======== DATA SEGMENT

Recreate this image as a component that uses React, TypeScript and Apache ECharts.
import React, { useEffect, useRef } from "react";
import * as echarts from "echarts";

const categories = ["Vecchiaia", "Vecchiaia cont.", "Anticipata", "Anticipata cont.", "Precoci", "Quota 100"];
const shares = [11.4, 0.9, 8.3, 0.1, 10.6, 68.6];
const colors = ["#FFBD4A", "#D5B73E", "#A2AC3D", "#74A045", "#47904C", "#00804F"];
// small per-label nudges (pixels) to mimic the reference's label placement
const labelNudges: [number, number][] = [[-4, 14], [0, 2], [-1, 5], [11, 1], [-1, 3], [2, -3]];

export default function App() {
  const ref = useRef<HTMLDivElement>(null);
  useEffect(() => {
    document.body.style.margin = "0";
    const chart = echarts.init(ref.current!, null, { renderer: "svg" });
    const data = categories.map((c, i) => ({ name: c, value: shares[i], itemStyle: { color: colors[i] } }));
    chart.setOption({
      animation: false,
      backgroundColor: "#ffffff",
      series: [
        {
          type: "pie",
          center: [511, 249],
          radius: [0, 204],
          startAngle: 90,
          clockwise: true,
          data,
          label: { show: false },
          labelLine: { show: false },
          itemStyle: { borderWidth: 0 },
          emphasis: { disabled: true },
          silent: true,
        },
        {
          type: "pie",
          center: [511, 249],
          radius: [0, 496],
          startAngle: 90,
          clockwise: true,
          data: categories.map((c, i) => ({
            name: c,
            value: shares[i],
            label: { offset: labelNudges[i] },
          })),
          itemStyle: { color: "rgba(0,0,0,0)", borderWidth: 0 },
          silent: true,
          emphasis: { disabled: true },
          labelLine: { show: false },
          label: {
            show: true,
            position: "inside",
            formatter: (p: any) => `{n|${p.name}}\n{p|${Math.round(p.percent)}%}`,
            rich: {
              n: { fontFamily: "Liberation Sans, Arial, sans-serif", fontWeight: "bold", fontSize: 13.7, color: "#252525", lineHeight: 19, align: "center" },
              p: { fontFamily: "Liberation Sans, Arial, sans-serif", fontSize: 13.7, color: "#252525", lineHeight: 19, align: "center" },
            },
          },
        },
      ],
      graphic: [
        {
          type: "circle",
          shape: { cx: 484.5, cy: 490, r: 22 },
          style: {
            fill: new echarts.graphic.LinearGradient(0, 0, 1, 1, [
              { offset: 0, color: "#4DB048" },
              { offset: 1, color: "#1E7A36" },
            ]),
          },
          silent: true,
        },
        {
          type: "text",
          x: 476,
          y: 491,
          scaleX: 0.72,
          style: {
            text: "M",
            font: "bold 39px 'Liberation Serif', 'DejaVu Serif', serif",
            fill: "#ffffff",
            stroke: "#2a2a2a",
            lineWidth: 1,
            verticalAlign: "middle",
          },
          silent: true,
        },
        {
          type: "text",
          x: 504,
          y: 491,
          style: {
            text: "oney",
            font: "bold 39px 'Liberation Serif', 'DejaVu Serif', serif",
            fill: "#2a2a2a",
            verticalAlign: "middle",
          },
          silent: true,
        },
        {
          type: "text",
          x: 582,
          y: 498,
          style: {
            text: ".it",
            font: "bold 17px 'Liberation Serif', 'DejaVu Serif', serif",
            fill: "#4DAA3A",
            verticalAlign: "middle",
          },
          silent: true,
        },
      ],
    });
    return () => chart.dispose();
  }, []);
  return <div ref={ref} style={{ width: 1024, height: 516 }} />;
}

================

WORK REQUIRED |
Your task is to quote the lines above, beginning with the first and ending with the one that holds "const labelNudges: [number, number][]".

FINAL RESULT |
Recreate this image as a component that uses React, TypeScript and Apache ECharts.
import React, { useEffect, useRef } from "react";
import * as echarts from "echarts";

const categories = ["Vecchiaia", "Vecchiaia cont.", "Anticipata", "Anticipata cont.", "Precoci", "Quota 100"];
const shares = [11.4, 0.9, 8.3, 0.1, 10.6, 68.6];
const colors = ["#FFBD4A", "#D5B73E", "#A2AC3D", "#74A045", "#47904C", "#00804F"];
// small per-label nudges (pixels) to mimic the reference's label placement
const labelNudges: [number, number][] = [[-4, 14], [0, 2], [-1, 5], [11, 1], [-1, 3], [2, -3]];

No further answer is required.